WHAT YOU NEED TO DO:
Nothing outside the range is to be copied. From the entries below, reproduce exactly the lines starting at the one with "Generate a web" and ending at the one with "2.84e17, 3.14e17, 3.05e17];", without pictures.

RECORD LIST:
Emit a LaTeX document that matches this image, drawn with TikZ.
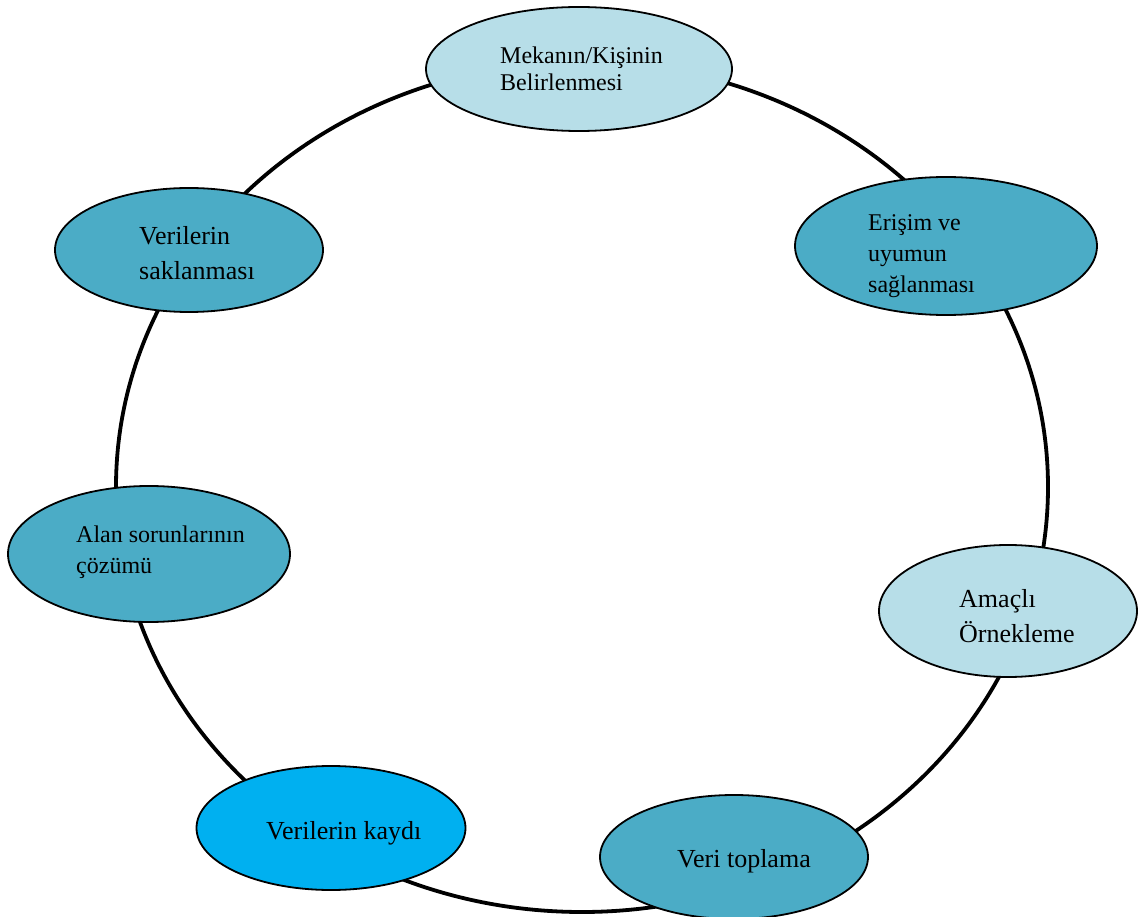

...

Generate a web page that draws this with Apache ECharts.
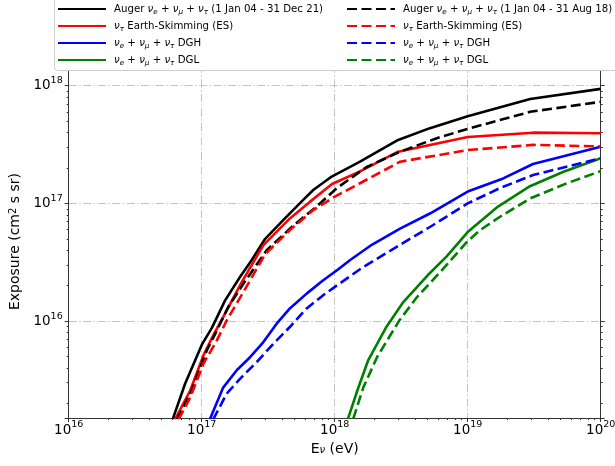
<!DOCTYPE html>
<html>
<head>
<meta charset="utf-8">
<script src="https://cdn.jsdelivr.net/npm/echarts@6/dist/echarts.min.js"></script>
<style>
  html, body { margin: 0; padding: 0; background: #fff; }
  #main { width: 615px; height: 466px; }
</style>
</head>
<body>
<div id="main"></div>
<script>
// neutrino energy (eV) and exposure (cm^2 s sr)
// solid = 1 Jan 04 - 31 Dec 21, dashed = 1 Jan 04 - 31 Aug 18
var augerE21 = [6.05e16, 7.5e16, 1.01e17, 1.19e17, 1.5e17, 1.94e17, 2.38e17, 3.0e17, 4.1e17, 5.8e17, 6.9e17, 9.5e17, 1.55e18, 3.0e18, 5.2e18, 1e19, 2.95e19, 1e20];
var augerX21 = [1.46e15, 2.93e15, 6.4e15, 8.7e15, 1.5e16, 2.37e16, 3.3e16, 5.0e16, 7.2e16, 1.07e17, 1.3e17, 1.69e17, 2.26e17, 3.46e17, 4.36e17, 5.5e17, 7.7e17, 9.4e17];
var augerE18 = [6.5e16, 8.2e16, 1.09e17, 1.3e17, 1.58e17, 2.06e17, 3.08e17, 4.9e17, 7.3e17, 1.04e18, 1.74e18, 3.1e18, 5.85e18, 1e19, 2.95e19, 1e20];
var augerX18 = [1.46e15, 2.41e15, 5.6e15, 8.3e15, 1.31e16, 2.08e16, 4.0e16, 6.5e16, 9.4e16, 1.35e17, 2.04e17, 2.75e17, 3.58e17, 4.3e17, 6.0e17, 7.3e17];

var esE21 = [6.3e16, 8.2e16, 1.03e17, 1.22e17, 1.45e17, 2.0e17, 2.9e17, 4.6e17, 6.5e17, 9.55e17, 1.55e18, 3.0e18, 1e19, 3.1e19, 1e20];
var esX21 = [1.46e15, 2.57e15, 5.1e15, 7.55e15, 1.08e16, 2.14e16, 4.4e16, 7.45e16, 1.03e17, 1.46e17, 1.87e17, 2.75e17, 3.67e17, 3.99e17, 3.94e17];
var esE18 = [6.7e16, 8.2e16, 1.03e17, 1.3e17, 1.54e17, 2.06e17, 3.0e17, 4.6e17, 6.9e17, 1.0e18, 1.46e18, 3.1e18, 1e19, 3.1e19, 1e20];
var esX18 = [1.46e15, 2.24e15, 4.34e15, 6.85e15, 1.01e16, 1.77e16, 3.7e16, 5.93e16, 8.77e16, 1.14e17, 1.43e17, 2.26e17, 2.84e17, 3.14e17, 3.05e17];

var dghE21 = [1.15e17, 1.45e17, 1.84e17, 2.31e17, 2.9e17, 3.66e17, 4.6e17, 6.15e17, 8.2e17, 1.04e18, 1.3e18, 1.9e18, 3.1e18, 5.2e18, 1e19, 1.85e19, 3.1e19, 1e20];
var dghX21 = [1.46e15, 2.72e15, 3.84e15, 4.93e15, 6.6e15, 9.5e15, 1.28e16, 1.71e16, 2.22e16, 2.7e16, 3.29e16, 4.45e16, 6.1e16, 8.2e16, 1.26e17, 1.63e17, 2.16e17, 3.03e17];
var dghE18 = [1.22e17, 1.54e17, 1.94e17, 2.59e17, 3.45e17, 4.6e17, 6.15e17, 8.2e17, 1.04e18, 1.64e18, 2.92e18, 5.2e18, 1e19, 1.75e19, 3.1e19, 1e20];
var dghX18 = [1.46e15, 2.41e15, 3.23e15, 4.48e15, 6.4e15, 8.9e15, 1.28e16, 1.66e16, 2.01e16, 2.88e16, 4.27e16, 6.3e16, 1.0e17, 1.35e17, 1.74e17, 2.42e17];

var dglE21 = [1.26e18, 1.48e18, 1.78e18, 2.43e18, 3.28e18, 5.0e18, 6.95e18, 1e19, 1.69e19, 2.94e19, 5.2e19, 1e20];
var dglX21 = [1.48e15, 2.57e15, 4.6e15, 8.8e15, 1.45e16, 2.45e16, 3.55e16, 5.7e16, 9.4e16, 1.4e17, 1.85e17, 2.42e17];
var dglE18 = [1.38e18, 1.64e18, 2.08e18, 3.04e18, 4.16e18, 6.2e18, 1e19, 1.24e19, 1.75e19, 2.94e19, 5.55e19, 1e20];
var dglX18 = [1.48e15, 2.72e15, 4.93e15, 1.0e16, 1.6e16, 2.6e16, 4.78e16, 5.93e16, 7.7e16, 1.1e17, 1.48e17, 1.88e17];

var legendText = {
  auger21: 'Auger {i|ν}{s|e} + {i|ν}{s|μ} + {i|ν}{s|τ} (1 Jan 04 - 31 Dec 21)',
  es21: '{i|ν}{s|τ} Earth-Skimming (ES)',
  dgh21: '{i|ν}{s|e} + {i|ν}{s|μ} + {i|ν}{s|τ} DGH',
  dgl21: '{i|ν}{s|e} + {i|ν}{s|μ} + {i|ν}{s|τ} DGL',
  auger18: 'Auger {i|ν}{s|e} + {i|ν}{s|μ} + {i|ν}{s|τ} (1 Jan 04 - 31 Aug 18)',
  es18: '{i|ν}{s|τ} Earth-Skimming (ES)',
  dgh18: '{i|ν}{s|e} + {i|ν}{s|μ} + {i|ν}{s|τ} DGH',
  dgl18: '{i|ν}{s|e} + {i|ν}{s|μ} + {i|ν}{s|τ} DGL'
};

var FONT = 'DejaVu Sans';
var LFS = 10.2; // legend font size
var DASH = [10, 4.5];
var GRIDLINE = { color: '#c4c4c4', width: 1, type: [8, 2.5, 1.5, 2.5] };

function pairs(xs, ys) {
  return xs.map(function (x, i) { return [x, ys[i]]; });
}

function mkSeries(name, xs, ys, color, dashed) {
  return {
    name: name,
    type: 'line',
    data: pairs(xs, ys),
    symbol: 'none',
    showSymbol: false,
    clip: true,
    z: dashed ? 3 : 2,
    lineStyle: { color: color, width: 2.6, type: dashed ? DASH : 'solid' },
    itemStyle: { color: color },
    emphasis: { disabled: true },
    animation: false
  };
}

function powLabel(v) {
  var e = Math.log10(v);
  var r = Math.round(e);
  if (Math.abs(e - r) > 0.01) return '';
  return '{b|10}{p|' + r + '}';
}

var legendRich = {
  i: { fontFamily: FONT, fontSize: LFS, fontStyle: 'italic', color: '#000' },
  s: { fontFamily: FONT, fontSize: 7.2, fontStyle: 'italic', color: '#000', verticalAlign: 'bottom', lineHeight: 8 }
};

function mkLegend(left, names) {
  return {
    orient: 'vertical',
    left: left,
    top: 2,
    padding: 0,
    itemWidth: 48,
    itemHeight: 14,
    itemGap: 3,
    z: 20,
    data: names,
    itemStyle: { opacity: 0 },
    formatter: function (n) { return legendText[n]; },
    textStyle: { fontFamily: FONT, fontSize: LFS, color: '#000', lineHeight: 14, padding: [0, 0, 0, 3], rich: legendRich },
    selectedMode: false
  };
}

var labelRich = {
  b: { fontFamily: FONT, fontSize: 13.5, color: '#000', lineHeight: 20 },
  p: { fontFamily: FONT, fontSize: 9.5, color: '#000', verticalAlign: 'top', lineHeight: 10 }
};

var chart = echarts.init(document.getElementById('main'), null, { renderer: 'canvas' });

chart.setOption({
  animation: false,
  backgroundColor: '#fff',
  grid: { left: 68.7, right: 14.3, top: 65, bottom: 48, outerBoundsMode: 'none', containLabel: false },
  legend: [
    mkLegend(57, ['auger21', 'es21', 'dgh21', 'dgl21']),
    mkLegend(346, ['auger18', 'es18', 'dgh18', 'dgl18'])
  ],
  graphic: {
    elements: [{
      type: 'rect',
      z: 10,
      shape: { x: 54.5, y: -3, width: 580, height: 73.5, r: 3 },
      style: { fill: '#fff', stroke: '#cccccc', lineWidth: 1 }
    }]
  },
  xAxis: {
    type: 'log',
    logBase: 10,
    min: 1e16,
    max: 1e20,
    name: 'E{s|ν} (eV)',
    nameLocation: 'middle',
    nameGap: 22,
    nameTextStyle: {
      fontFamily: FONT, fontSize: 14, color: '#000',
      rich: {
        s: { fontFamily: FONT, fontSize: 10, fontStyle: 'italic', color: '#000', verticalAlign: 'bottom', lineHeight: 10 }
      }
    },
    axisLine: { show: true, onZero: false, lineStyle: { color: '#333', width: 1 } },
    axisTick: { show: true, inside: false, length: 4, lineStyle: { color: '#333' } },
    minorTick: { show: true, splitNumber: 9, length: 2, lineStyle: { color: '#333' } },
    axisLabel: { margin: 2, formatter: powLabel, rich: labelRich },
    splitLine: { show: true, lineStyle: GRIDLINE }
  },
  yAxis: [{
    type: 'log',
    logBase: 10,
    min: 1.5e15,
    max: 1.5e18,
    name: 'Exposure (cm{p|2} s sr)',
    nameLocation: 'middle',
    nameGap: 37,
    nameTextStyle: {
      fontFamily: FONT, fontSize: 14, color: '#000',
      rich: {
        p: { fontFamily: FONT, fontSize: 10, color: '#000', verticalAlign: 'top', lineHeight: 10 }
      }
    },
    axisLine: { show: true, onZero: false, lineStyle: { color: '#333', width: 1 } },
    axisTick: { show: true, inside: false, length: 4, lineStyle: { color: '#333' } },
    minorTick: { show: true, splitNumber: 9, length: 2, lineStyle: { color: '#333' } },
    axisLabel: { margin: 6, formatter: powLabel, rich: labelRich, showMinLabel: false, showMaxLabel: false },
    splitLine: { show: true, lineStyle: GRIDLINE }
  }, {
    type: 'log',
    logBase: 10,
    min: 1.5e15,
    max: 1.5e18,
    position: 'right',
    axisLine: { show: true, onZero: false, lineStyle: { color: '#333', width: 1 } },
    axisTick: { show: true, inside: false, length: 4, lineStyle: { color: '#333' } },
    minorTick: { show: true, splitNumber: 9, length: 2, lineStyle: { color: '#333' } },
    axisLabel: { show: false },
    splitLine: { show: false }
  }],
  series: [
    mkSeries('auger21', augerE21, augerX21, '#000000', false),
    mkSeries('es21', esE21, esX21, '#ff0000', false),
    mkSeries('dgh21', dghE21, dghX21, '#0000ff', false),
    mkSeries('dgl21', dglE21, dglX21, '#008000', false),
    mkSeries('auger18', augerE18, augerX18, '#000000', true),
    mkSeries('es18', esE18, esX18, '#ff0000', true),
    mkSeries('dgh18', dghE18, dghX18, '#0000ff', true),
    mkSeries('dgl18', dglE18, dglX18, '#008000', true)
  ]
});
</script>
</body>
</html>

WRITTEN SOLUTION:
Generate a web page that draws this with Apache ECharts.
<!DOCTYPE html>
<html>
<head>
<meta charset="utf-8">
<script src="https://cdn.jsdelivr.net/npm/echarts@6/dist/echarts.min.js"></script>
<style>
  html, body { margin: 0; padding: 0; background: #fff; }
  #main { width: 615px; height: 466px; }
</style>
</head>
<body>
<div id="main"></div>
<script>
// neutrino energy (eV) and exposure (cm^2 s sr)
// solid = 1 Jan 04 - 31 Dec 21, dashed = 1 Jan 04 - 31 Aug 18
var augerE21 = [6.05e16, 7.5e16, 1.01e17, 1.19e17, 1.5e17, 1.94e17, 2.38e17, 3.0e17, 4.1e17, 5.8e17, 6.9e17, 9.5e17, 1.55e18, 3.0e18, 5.2e18, 1e19, 2.95e19, 1e20];
var augerX21 = [1.46e15, 2.93e15, 6.4e15, 8.7e15, 1.5e16, 2.37e16, 3.3e16, 5.0e16, 7.2e16, 1.07e17, 1.3e17, 1.69e17, 2.26e17, 3.46e17, 4.36e17, 5.5e17, 7.7e17, 9.4e17];
var augerE18 = [6.5e16, 8.2e16, 1.09e17, 1.3e17, 1.58e17, 2.06e17, 3.08e17, 4.9e17, 7.3e17, 1.04e18, 1.74e18, 3.1e18, 5.85e18, 1e19, 2.95e19, 1e20];
var augerX18 = [1.46e15, 2.41e15, 5.6e15, 8.3e15, 1.31e16, 2.08e16, 4.0e16, 6.5e16, 9.4e16, 1.35e17, 2.04e17, 2.75e17, 3.58e17, 4.3e17, 6.0e17, 7.3e17];

var esE21 = [6.3e16, 8.2e16, 1.03e17, 1.22e17, 1.45e17, 2.0e17, 2.9e17, 4.6e17, 6.5e17, 9.55e17, 1.55e18, 3.0e18, 1e19, 3.1e19, 1e20];
var esX21 = [1.46e15, 2.57e15, 5.1e15, 7.55e15, 1.08e16, 2.14e16, 4.4e16, 7.45e16, 1.03e17, 1.46e17, 1.87e17, 2.75e17, 3.67e17, 3.99e17, 3.94e17];
var esE18 = [6.7e16, 8.2e16, 1.03e17, 1.3e17, 1.54e17, 2.06e17, 3.0e17, 4.6e17, 6.9e17, 1.0e18, 1.46e18, 3.1e18, 1e19, 3.1e19, 1e20];
var esX18 = [1.46e15, 2.24e15, 4.34e15, 6.85e15, 1.01e16, 1.77e16, 3.7e16, 5.93e16, 8.77e16, 1.14e17, 1.43e17, 2.26e17, 2.84e17, 3.14e17, 3.05e17];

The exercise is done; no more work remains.